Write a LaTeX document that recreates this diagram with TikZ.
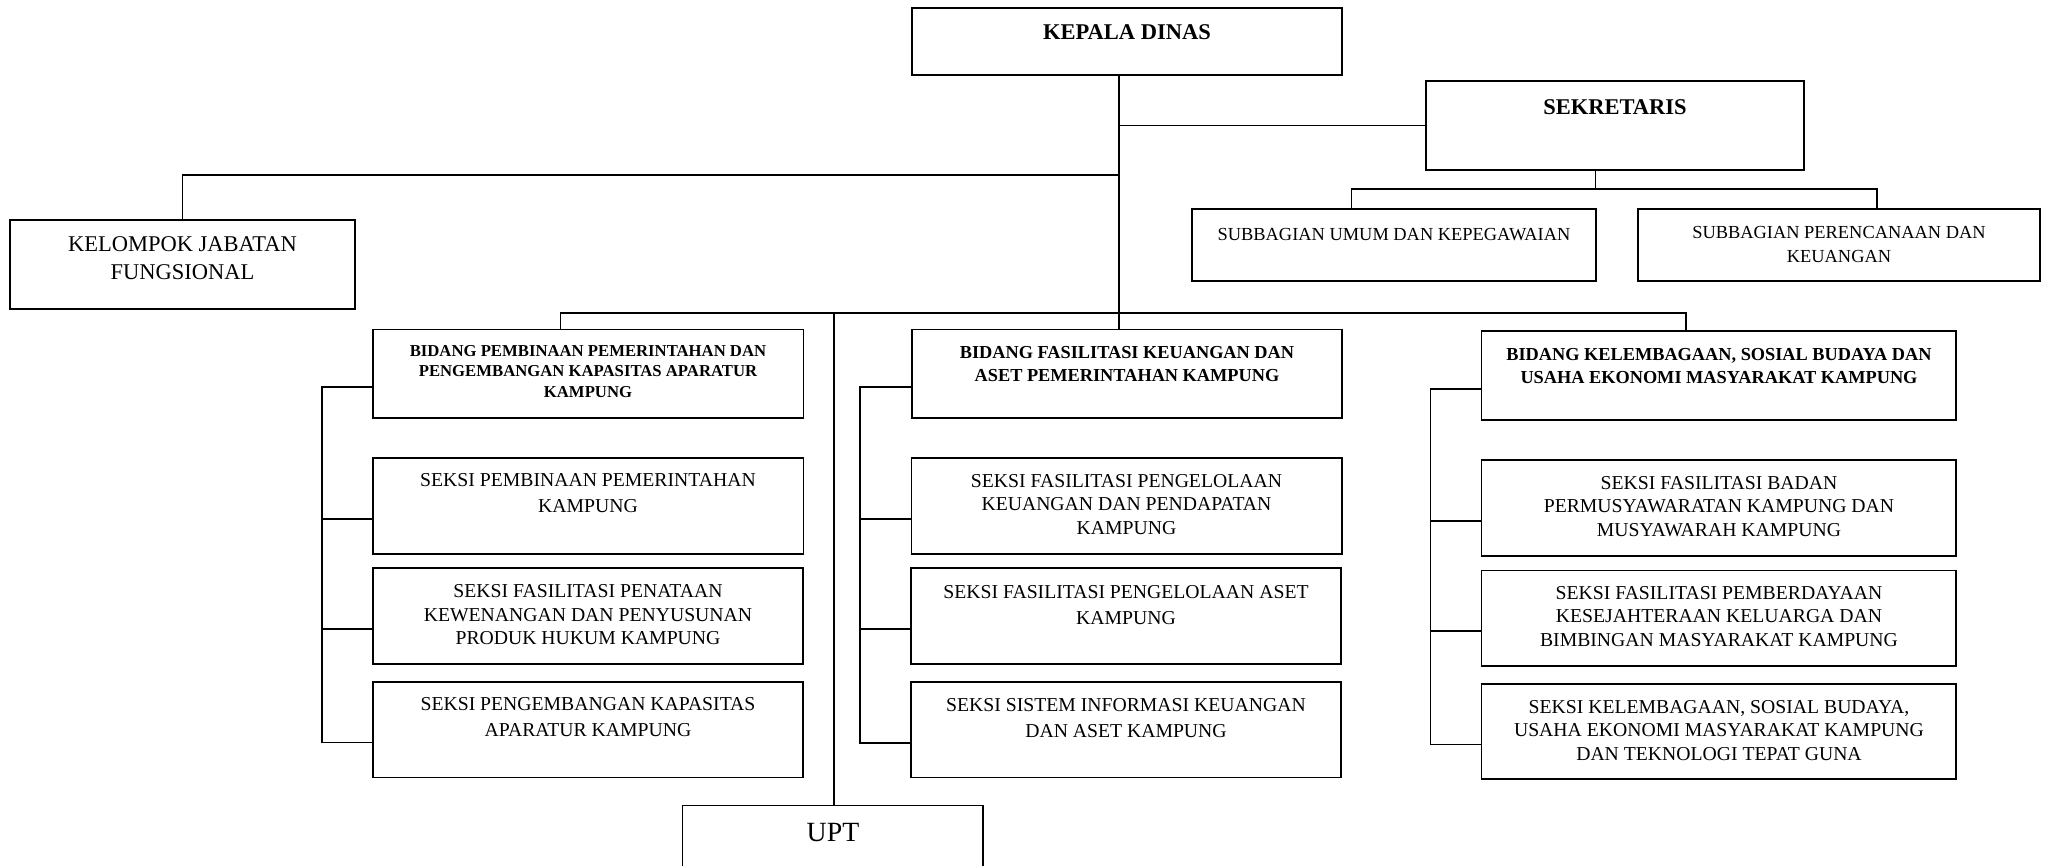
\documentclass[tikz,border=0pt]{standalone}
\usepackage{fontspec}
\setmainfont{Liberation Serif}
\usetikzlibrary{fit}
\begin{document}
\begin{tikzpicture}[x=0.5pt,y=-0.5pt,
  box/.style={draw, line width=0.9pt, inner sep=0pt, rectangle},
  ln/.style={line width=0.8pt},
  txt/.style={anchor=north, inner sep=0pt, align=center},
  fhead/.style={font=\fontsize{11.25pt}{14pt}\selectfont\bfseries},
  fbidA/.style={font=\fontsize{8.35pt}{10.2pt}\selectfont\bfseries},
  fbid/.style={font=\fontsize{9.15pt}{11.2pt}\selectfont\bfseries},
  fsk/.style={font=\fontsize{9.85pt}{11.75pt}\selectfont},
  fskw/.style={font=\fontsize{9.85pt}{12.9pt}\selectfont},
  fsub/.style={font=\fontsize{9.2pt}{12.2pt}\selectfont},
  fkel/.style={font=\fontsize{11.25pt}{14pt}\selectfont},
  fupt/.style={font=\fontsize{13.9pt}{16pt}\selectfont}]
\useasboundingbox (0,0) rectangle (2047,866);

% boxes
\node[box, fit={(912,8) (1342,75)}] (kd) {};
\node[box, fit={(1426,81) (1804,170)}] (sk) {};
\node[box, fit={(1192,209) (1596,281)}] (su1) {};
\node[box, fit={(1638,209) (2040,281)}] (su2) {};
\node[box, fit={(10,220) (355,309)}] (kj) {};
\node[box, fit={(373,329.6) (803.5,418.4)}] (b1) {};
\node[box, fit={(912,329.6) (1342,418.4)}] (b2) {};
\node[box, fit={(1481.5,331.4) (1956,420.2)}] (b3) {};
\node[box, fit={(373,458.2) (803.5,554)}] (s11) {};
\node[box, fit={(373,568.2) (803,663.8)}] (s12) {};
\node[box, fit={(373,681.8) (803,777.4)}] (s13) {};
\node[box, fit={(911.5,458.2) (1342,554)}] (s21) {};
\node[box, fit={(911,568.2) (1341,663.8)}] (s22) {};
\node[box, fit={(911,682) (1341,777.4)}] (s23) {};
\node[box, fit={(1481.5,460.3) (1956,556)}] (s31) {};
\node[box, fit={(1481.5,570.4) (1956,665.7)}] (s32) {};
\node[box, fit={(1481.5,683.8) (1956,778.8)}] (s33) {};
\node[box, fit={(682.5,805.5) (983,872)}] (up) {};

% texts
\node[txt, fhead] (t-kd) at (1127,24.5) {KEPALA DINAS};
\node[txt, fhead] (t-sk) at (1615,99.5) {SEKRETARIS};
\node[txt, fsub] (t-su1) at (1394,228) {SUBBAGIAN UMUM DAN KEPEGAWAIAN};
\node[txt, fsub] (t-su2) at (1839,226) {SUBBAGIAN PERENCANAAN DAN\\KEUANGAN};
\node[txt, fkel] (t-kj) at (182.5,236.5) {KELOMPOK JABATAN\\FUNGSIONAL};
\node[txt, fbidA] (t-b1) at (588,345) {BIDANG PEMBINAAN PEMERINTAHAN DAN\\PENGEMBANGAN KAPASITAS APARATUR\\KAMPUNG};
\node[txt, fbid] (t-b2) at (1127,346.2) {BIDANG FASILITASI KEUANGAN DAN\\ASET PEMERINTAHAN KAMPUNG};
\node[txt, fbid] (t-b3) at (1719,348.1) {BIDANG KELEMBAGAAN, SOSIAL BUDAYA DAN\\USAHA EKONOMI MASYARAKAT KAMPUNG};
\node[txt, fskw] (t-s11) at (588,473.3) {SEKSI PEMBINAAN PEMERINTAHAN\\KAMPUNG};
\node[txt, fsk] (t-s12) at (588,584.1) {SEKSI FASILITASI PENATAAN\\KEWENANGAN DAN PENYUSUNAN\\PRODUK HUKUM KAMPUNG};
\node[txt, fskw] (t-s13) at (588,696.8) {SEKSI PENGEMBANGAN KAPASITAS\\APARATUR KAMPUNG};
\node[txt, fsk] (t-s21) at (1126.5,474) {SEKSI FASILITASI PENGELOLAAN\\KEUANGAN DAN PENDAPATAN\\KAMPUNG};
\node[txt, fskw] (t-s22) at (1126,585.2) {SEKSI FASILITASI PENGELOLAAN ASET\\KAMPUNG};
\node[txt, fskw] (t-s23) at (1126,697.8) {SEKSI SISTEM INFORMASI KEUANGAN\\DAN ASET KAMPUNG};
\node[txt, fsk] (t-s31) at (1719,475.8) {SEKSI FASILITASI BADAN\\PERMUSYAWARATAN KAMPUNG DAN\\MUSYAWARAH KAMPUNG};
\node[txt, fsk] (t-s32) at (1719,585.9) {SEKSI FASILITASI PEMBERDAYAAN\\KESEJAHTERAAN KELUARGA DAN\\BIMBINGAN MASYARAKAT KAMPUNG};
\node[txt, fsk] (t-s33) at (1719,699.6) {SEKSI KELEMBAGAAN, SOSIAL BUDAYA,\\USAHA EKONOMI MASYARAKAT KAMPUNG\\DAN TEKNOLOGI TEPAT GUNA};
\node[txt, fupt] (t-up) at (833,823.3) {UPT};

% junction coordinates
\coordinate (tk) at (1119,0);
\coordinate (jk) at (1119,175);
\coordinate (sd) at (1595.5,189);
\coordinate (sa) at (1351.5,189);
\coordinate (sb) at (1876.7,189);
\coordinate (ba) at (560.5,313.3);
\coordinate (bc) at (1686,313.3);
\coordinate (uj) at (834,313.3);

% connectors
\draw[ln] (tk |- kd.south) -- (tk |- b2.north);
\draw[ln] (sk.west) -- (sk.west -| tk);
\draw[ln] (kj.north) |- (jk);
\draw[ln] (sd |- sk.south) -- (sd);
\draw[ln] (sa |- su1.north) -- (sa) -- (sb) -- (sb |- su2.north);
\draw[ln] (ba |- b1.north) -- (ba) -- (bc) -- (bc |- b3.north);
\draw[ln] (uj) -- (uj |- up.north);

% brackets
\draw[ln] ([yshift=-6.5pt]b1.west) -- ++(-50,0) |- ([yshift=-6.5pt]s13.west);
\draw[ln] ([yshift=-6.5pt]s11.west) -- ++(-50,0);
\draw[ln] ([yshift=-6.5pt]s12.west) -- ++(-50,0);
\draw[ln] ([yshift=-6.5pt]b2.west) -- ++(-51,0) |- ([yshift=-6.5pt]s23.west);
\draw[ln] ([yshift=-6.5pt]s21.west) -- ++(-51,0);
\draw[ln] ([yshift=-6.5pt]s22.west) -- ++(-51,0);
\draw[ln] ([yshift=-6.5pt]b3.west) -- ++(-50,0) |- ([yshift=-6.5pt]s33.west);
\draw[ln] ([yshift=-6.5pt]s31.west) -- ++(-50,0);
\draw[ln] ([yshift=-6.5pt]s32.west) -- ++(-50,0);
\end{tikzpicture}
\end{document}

..............................

All the material shown above is to be copied exactly, with no pictures carried over.

▸ Correct response:
Write a LaTeX document that recreates this diagram with TikZ.
\documentclass[tikz,border=0pt]{standalone}
\usepackage{fontspec}
\setmainfont{Liberation Serif}
\usetikzlibrary{fit}
\begin{document}
\begin{tikzpicture}[x=0.5pt,y=-0.5pt,
  box/.style={draw, line width=0.9pt, inner sep=0pt, rectangle},
  ln/.style={line width=0.8pt},
  txt/.style={anchor=north, inner sep=0pt, align=center},
  fhead/.style={font=\fontsize{11.25pt}{14pt}\selectfont\bfseries},
  fbidA/.style={font=\fontsize{8.35pt}{10.2pt}\selectfont\bfseries},
  fbid/.style={font=\fontsize{9.15pt}{11.2pt}\selectfont\bfseries},
  fsk/.style={font=\fontsize{9.85pt}{11.75pt}\selectfont},
  fskw/.style={font=\fontsize{9.85pt}{12.9pt}\selectfont},
  fsub/.style={font=\fontsize{9.2pt}{12.2pt}\selectfont},
  fkel/.style={font=\fontsize{11.25pt}{14pt}\selectfont},
  fupt/.style={font=\fontsize{13.9pt}{16pt}\selectfont}]
\useasboundingbox (0,0) rectangle (2047,866);

% boxes
\node[box, fit={(912,8) (1342,75)}] (kd) {};
\node[box, fit={(1426,81) (1804,170)}] (sk) {};
\node[box, fit={(1192,209) (1596,281)}] (su1) {};
\node[box, fit={(1638,209) (2040,281)}] (su2) {};
\node[box, fit={(10,220) (355,309)}] (kj) {};
\node[box, fit={(373,329.6) (803.5,418.4)}] (b1) {};
\node[box, fit={(912,329.6) (1342,418.4)}] (b2) {};
\node[box, fit={(1481.5,331.4) (1956,420.2)}] (b3) {};
\node[box, fit={(373,458.2) (803.5,554)}] (s11) {};
\node[box, fit={(373,568.2) (803,663.8)}] (s12) {};
\node[box, fit={(373,681.8) (803,777.4)}] (s13) {};
\node[box, fit={(911.5,458.2) (1342,554)}] (s21) {};
\node[box, fit={(911,568.2) (1341,663.8)}] (s22) {};
\node[box, fit={(911,682) (1341,777.4)}] (s23) {};
\node[box, fit={(1481.5,460.3) (1956,556)}] (s31) {};
\node[box, fit={(1481.5,570.4) (1956,665.7)}] (s32) {};
\node[box, fit={(1481.5,683.8) (1956,778.8)}] (s33) {};
\node[box, fit={(682.5,805.5) (983,872)}] (up) {};

% texts
\node[txt, fhead] (t-kd) at (1127,24.5) {KEPALA DINAS};
\node[txt, fhead] (t-sk) at (1615,99.5) {SEKRETARIS};
\node[txt, fsub] (t-su1) at (1394,228) {SUBBAGIAN UMUM DAN KEPEGAWAIAN};
\node[txt, fsub] (t-su2) at (1839,226) {SUBBAGIAN PERENCANAAN DAN\\KEUANGAN};
\node[txt, fkel] (t-kj) at (182.5,236.5) {KELOMPOK JABATAN\\FUNGSIONAL};
\node[txt, fbidA] (t-b1) at (588,345) {BIDANG PEMBINAAN PEMERINTAHAN DAN\\PENGEMBANGAN KAPASITAS APARATUR\\KAMPUNG};
\node[txt, fbid] (t-b2) at (1127,346.2) {BIDANG FASILITASI KEUANGAN DAN\\ASET PEMERINTAHAN KAMPUNG};
\node[txt, fbid] (t-b3) at (1719,348.1) {BIDANG KELEMBAGAAN, SOSIAL BUDAYA DAN\\USAHA EKONOMI MASYARAKAT KAMPUNG};
\node[txt, fskw] (t-s11) at (588,473.3) {SEKSI PEMBINAAN PEMERINTAHAN\\KAMPUNG};
\node[txt, fsk] (t-s12) at (588,584.1) {SEKSI FASILITASI PENATAAN\\KEWENANGAN DAN PENYUSUNAN\\PRODUK HUKUM KAMPUNG};
\node[txt, fskw] (t-s13) at (588,696.8) {SEKSI PENGEMBANGAN KAPASITAS\\APARATUR KAMPUNG};
\node[txt, fsk] (t-s21) at (1126.5,474) {SEKSI FASILITASI PENGELOLAAN\\KEUANGAN DAN PENDAPATAN\\KAMPUNG};
\node[txt, fskw] (t-s22) at (1126,585.2) {SEKSI FASILITASI PENGELOLAAN ASET\\KAMPUNG};
\node[txt, fskw] (t-s23) at (1126,697.8) {SEKSI SISTEM INFORMASI KEUANGAN\\DAN ASET KAMPUNG};
\node[txt, fsk] (t-s31) at (1719,475.8) {SEKSI FASILITASI BADAN\\PERMUSYAWARATAN KAMPUNG DAN\\MUSYAWARAH KAMPUNG};
\node[txt, fsk] (t-s32) at (1719,585.9) {SEKSI FASILITASI PEMBERDAYAAN\\KESEJAHTERAAN KELUARGA DAN\\BIMBINGAN MASYARAKAT KAMPUNG};
\node[txt, fsk] (t-s33) at (1719,699.6) {SEKSI KELEMBAGAAN, SOSIAL BUDAYA,\\USAHA EKONOMI MASYARAKAT KAMPUNG\\DAN TEKNOLOGI TEPAT GUNA};
\node[txt, fupt] (t-up) at (833,823.3) {UPT};

% junction coordinates
\coordinate (tk) at (1119,0);
\coordinate (jk) at (1119,175);
\coordinate (sd) at (1595.5,189);
\coordinate (sa) at (1351.5,189);
\coordinate (sb) at (1876.7,189);
\coordinate (ba) at (560.5,313.3);
\coordinate (bc) at (1686,313.3);
\coordinate (uj) at (834,313.3);

% connectors
\draw[ln] (tk |- kd.south) -- (tk |- b2.north);
\draw[ln] (sk.west) -- (sk.west -| tk);
\draw[ln] (kj.north) |- (jk);
\draw[ln] (sd |- sk.south) -- (sd);
\draw[ln] (sa |- su1.north) -- (sa) -- (sb) -- (sb |- su2.north);
\draw[ln] (ba |- b1.north) -- (ba) -- (bc) -- (bc |- b3.north);
\draw[ln] (uj) -- (uj |- up.north);

% brackets
\draw[ln] ([yshift=-6.5pt]b1.west) -- ++(-50,0) |- ([yshift=-6.5pt]s13.west);
\draw[ln] ([yshift=-6.5pt]s11.west) -- ++(-50,0);
\draw[ln] ([yshift=-6.5pt]s12.west) -- ++(-50,0);
\draw[ln] ([yshift=-6.5pt]b2.west) -- ++(-51,0) |- ([yshift=-6.5pt]s23.west);
\draw[ln] ([yshift=-6.5pt]s21.west) -- ++(-51,0);
\draw[ln] ([yshift=-6.5pt]s22.west) -- ++(-51,0);
\draw[ln] ([yshift=-6.5pt]b3.west) -- ++(-50,0) |- ([yshift=-6.5pt]s33.west);
\draw[ln] ([yshift=-6.5pt]s31.west) -- ++(-50,0);
\draw[ln] ([yshift=-6.5pt]s32.west) -- ++(-50,0);
\end{tikzpicture}
\end{document}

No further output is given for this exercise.